L’Occidentale mi chiede un parere sull’appello cosiddetto “dei cinquanta costituzionalisti” che manifesta un dissenso di merito sulle riforme. Molte considerazioni contenute in quel testo le condivido, altre no. Una di fondo: io non credo che nel rapporto tra Stato e regioni si debba procedere nella direzione tracciata dalla riforma del Titolo V del 2001. La competenza legislativa attribuita alle regioni a mio avviso è stata troppo ampia e va dunque “razionalizzata” nel quadro di una complessiva rivisitazione delle nostre autonomie territoriali.
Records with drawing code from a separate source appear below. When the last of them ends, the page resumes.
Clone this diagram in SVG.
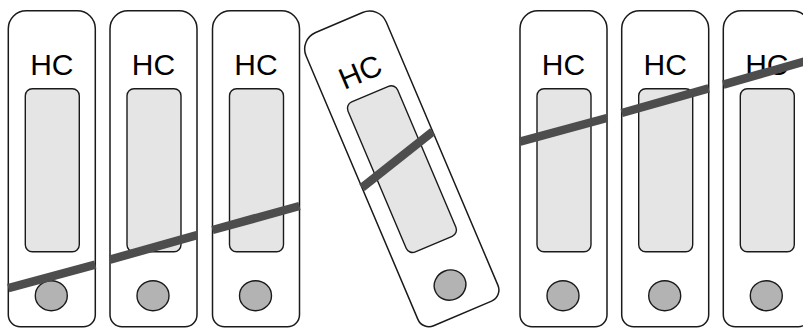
<svg xmlns="http://www.w3.org/2000/svg" width="803" height="328" viewBox="0 0 803 328">
  <style>
    .body { fill: #ffffff; stroke: #1a1a1a; stroke-width: 1.5; }
    .win { fill: #e5e5e5; stroke: #1a1a1a; stroke-width: 1.4; }
    .well { fill: #b3b3b3; stroke: #1a1a1a; stroke-width: 1.4; }
    .lbl { font-family: "Liberation Sans", Arial, sans-serif; font-size: 30px; fill: #000000; text-anchor: middle; }
    .stripe { stroke: #4d4d4d; stroke-width: 8.5; stroke-linecap: butt; fill: none; }
  </style>
  <defs>
    <g id="cassette">
      <path class="body" d="M18,0 H69 A18,18 0 0 1 87,18 V304 A12,12 0 0 1 75,316 H12 A12,12 0 0 1 0,304 V18 A18,18 0 0 1 18,0 Z"/>
      <text class="lbl" x="43.5" y="64">HC</text>
      <rect class="win" x="17" y="78" width="54" height="163" rx="7" ry="7"/>
      <ellipse class="well" cx="43" cy="285" rx="16" ry="15"/>
    </g>
  </defs>
  <g id="card1" transform="translate(8.3,10.7)">
    <use href="#cassette"/>
    <line class="stripe" x1="0" y1="277.5" x2="87" y2="254"/>
  </g>
  <g id="card2" transform="translate(110,10.7)">
    <use href="#cassette"/>
    <line class="stripe" x1="0" y1="249" x2="87" y2="224.5"/>
  </g>
  <g id="card3" transform="translate(212.5,10.7)">
    <use href="#cassette"/>
    <line class="stripe" x1="0" y1="219.3" x2="87" y2="195.3"/>
  </g>
  <g id="card4" transform="translate(299.1,39.5) rotate(-23)">
    <use href="#cassette"/>
    <line class="stripe" x1="0" y1="161" x2="87" y2="137"/>
  </g>
  <g id="card5" transform="translate(520,10.7)">
    <use href="#cassette"/>
    <line class="stripe" x1="0" y1="131" x2="87" y2="107.3"/>
  </g>
  <g id="card6" transform="translate(621.7,10.7)">
    <use href="#cassette"/>
    <line class="stripe" x1="0" y1="102.3" x2="87" y2="77.7"/>
  </g>
  <g id="card7" transform="translate(723.3,10.7)">
    <use href="#cassette"/>
    <line class="stripe" x1="0" y1="74" x2="87" y2="49"/>
  </g>
</svg>
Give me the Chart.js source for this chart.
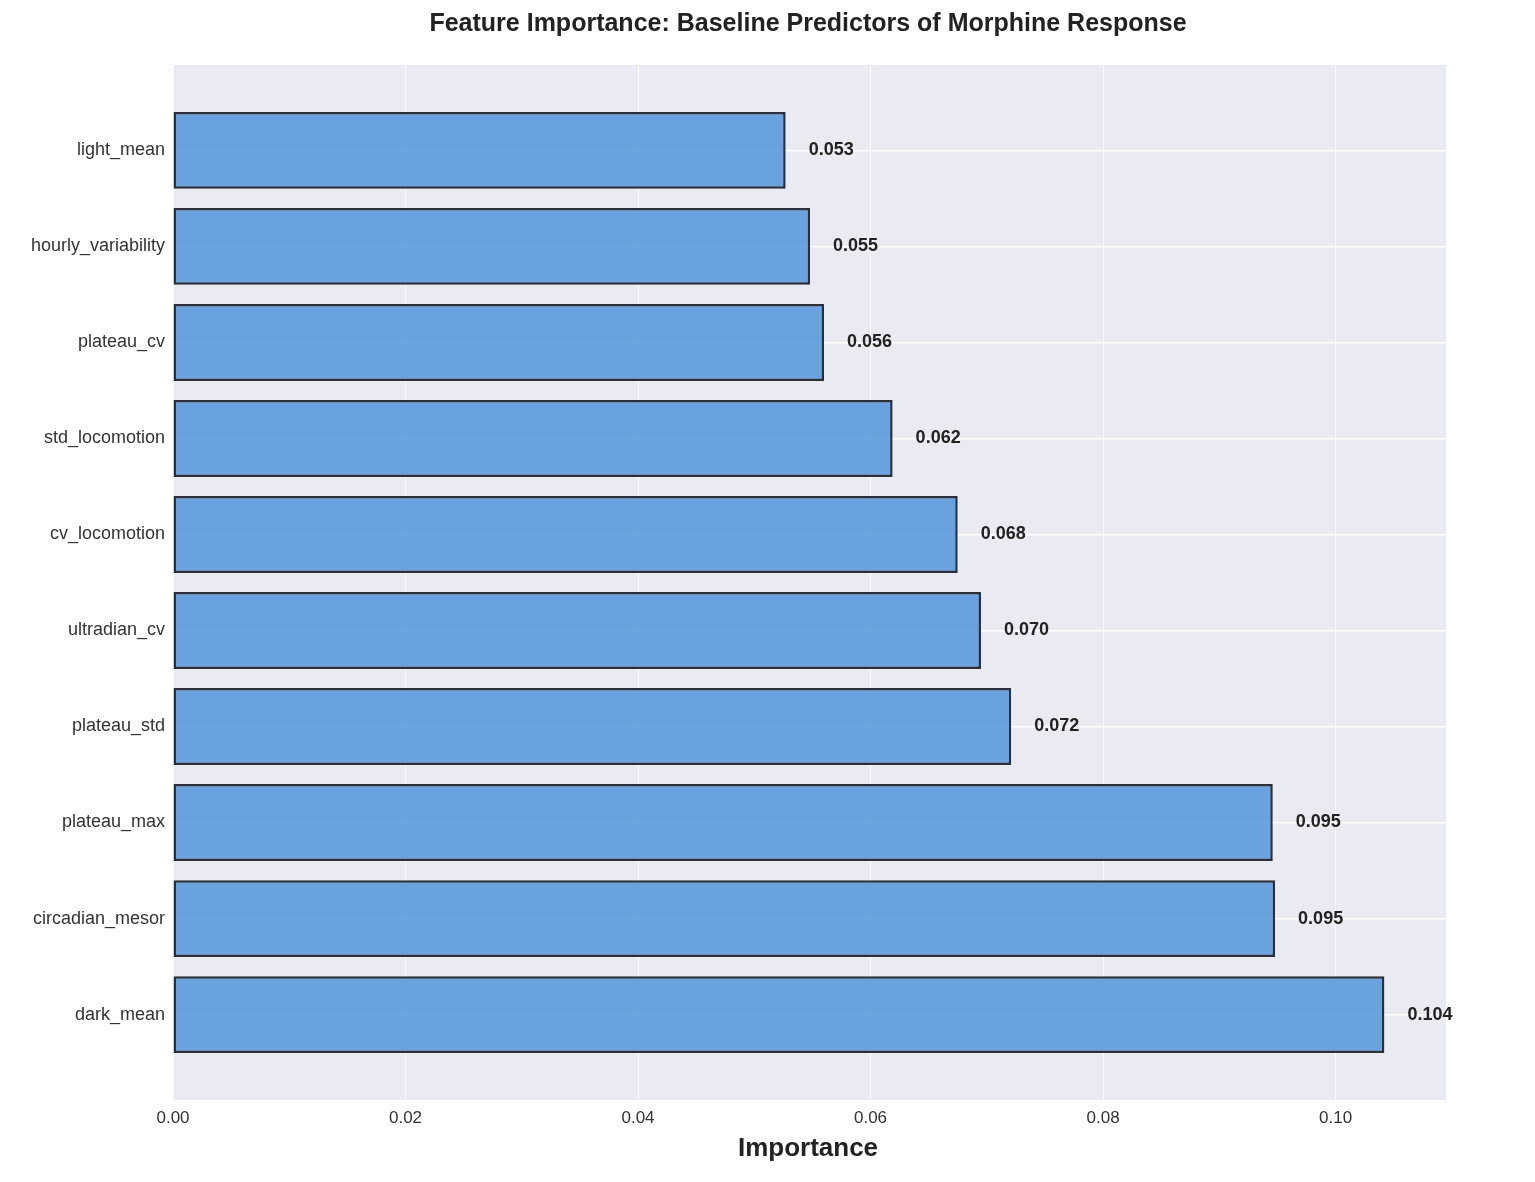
<!DOCTYPE html>
<html><head><meta charset="utf-8">
<script src="https://cdn.jsdelivr.net/npm/chart.js@4/dist/chart.umd.min.js"></script>
<style>html,body{margin:0;padding:0;background:#fff}#c{display:block}</style>
</head><body>
<div style="width:1535px;height:1182px"><canvas id="c"></canvas></div>
<script>
const categories = ["dark_mean","circadian_mesor","plateau_max","plateau_std","ultradian_cv","cv_locomotion","std_locomotion","plateau_cv","hourly_variability","light_mean"];
const importance = [0.1042,0.0948,0.0946,0.0721,0.0695,0.0675,0.0619,0.0560,0.0548,0.0527];
const valueLabels = ["0.104","0.095","0.095","0.072","0.070","0.068","0.062","0.056","0.055","0.053"];
const xTicks = [0,0.02,0.04,0.06,0.08,0.10];

const FONT = "'Liberation Sans', Arial, sans-serif";
const deco = {
  id:'deco',
  beforeDraw(ch){
    const {ctx, chartArea:a} = ch;
    ctx.save(); ctx.fillStyle='#eaeaf2'; ctx.fillRect(a.left,a.top,a.right-a.left,a.bottom-a.top); ctx.restore();
  },
  afterDraw(ch){
    const {ctx} = ch;
    ctx.save();
    ctx.fillStyle='#222'; ctx.textAlign='center'; ctx.textBaseline='middle';
    ctx.font = "bold 25px "+FONT;
    ctx.fillText("Feature Importance: Baseline Predictors of Morphine Response", 808, 24);
    ctx.font = "bold 26px "+FONT;
    ctx.fillText("Importance", 808, 1149);
    ctx.font = "bold 18px "+FONT; ctx.textAlign='left';
    const xs = ch.scales.x, ys = ch.scales.y;
    importance.forEach((v,i)=>{
      ctx.fillText(valueLabels[i], xs.getPixelForValue(v)+23, ys.getPixelForValue(i));
    });
    ctx.restore();
  }
};
new Chart(document.getElementById('c'), {
  type:'bar',
  data:{datasets:[{data:importance.map((v,i)=>({x:v,y:i})),
    backgroundColor:'rgba(74,144,217,0.8)', borderColor:'#2b2f3a', borderWidth:2.5,
    barPercentage:0.8, categoryPercentage:1.0, borderSkipped:false}]},
  options:{
    indexAxis:'y', responsive:true, maintainAspectRatio:false, animation:false,
    layout:{padding:{left:0,right:89,top:65,bottom:0}},
    plugins:{legend:{display:false},tooltip:{enabled:false}},
    scales:{
      x:{type:'linear', min:0, max:0.1095,
        afterBuildTicks(s){s.ticks = xTicks.map(v=>({value:v}));},
        afterFit(s){s.height=82;},
        grid:{color:'rgba(255,255,255,0.8)',lineWidth:1,drawTicks:false}, border:{display:false},
        ticks:{padding:8,color:'#333',font:{size:17,family:FONT},callback:v=>Number(v).toFixed(2)}},
      y:{type:'linear', min:-0.89, max:9.89, offset:false,
        afterBuildTicks(s){s.ticks = categories.map((c,i)=>({value:i}));},
        afterFit(s){s.width=173;},
        grid:{color:'#ffffff',lineWidth:1.5,drawTicks:false,offset:false}, border:{display:false},
        ticks:{padding:8,color:'#333',font:{size:18,family:FONT},callback:v=>categories[v]}}
    }
  },
  plugins:[deco]
});
</script>
</body></html>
Quel che più mi ha colpito dell’appello, però, è il tono, lo stile. All’inizio di questa legislatura c’eravamo posti l’obiettivo ambizioso di riunire il Paese intorno a un pacchetto di riforme condivise, che potesse agevolare la rigenerazione di culture politiche alternative e ridurre il terreno di coltura della cosiddetta antipolitica.
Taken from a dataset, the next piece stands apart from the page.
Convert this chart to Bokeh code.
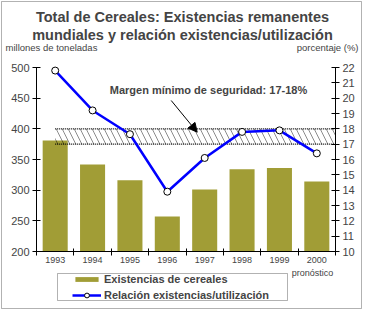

Questo programma si proponeva anche di agevolare un disgelo nel mondo dei costituzionalisti: portare gli esponenti di diverse scuole e orientamenti politico-culturali a confrontarsi e a parlare tra loro evitando di insultarsi dalle colonne dei quotidiani.

Questo obiettivo è stato la mia bussola, sia quando sono stato chiamato dal presidente Giorgio Napolitano a far parte di un ristrettissimo gruppo di lavoro sulle materie politico-istituzionali, sia quando da ministro sono stato incaricato dal presidente Enrico Letta di guidare la Commissione per le riforme costituzionali.
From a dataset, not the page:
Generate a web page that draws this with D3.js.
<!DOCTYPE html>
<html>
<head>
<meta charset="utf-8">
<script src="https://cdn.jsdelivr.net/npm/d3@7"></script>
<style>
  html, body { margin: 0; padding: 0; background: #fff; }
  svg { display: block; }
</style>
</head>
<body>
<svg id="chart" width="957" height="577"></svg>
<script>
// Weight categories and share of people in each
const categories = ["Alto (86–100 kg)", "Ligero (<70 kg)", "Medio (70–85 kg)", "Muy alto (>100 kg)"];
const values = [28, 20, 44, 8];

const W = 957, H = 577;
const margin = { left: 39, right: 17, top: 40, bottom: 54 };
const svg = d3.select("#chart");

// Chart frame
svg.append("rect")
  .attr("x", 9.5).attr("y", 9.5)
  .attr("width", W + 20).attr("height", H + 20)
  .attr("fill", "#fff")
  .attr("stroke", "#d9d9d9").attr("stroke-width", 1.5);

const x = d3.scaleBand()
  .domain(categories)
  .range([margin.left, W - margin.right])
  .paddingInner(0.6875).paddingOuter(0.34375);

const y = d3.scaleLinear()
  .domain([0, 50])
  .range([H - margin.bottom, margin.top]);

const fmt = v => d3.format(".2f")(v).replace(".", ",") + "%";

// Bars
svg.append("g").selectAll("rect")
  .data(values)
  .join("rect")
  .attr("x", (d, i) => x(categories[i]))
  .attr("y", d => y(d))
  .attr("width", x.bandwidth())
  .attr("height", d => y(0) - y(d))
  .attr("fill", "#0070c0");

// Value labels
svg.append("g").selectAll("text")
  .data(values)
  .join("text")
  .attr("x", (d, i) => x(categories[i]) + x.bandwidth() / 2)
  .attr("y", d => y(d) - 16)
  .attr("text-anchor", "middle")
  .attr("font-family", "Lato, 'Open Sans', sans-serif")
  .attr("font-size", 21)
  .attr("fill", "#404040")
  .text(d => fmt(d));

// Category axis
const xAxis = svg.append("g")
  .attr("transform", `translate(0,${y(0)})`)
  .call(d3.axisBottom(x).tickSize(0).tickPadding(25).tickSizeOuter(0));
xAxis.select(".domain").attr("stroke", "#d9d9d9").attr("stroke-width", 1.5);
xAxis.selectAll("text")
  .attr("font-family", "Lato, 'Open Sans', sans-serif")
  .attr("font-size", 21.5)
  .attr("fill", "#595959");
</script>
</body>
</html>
Penso di non poter essere smentito se affermo che i documenti prodotti all’esito di quelle due esperienze rappresentino il frutto più maturo di una ricerca non effimera di unità intorno a un rinnovamento dei nostri principi costituzionali, perseguita da parte di tutti coloro che ne sono stati coinvolti con pazienza, tolleranza, attenzione alle ragioni degli altri.

Debbo dire che mi sembra di rintracciare quello stesso spirito nell’appello di cui si parla in questi giorni, al di là delle singole questioni di merito. Il fatto stesso di aver raccolto sottoscrizioni che tagliano trasversalmente posizionamenti politici, scuole accademiche, fedi religiose, è il segno di una propensione alla ricerca critica e al confronto.

Di questa propensione, invece, non ho fin qui trovato traccia nell’atteggiamento del governo e del suo presidente. L’esecutivo, infatti, non ha inteso presentare il risultato raggiunto come un prodotto migliorabile, ammettendo errori, omissioni, aporie. L’iter della riforma è stato certamente difficile e defatigante ma ciò non può giustificare il rifiuto di prendere in considerazione alcuna correzione o integrazione, che pure sono state presentate con volontà costruttiva.

Si è preferito, piuttosto, utilizzare la riforma come la prova di un decisionismo che non si arresta di fronte a niente e il referendum confermativo è stato inteso come uno strumento per delegittimare gli oppositori con lo scopo, addirittura, di sbaragliarli.

In tal modo, le riforme che avrebbero dovuto fornire al Paese un lessico condiviso rinnovando il patto costituente hanno inevitabilmente “cambiato verso”, trasformandosi nell’oggetto di una contesa rusticana.

I toni e lo stile dell’appello dei costituzionalisti, invece, non cede a questa tentazione. C’è da augurarsi che, dall’opposta sponda, la risposta possa consistere in un atto di ravvedimento per il quale, data la posta in gioco, non è mai troppo tardi.